State ex rel. Missouri Highway & Transportation Commission v. Legere, 706 S.W.2d 560, 566 (Mo.App.1986) (citation omitted). Rule 56.01(b)(1) excludes from discovery privileged matter. Rule 56.01(b)(3) in general places limitations upon discovery of work product.

More fundamentally, the Commission's argument does not take cognizance of the rules concerning discovery that became effective January 1, 1975.

These new rules, while not enlarging the scope of admissibility of evidence in a condemnation trial, make it clear that much can be discovered now which prior to January 1, 1975, was considered work product and strictly off limits to discovery.

Rule 56.01(b) now reads in part as follows:

(4) Trial Preparation: Experts. Discovery of facts known and opinions held by experts, otherwise discoverable under the provisions of subdivision (b)(1) of this rule and acquired or developed in anticipation of litigation or for trial, may be obtained only as follows:

(a) A party may through interrogatories require any other party to identify each person whom the other party expects to call as an expert witness at trial and to state the general nature of the subject matter on which the expert is expected to testify.

(b) A party may discover by deposition the facts and opinions to which the expert is expected to testify. Unless manifest injustice would result, the court shall require that the party seeking discovery pay the expert a reasonable fee for responding to discovery by deposition.
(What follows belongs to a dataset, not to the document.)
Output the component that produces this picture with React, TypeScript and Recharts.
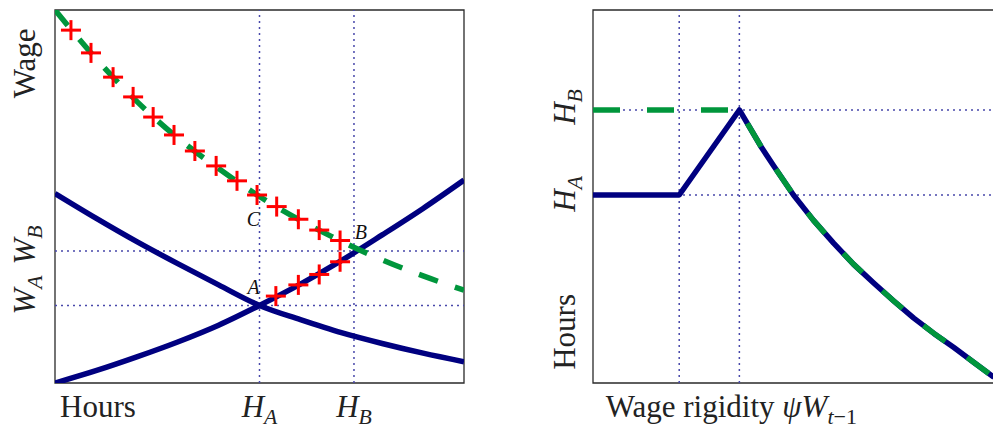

This section of the rule now extends the right of discovery to the opinions of experts, an area which heretofore had been held immune to discovery under the work product doctrine as enunciated in State ex rel. State Highway Commission v. Jensen, 362 S.W.2d 568 (Mo. banc 1962); State ex rel. Missouri Public Service Co. v. Elliott, 434 S.W.2d 532 (Mo. banc 1968); State ex rel. State Highway Commission v. Dalton, 498 S.W.2d 801 (Mo. banc 1973); and State ex rel. State Highway Commission v. Crain, 496 S.W.2d 867 (Mo.App.E.D.1973). Presumably, these cases, decided from 1962 to 1973, are now no longer good law as respects discovery.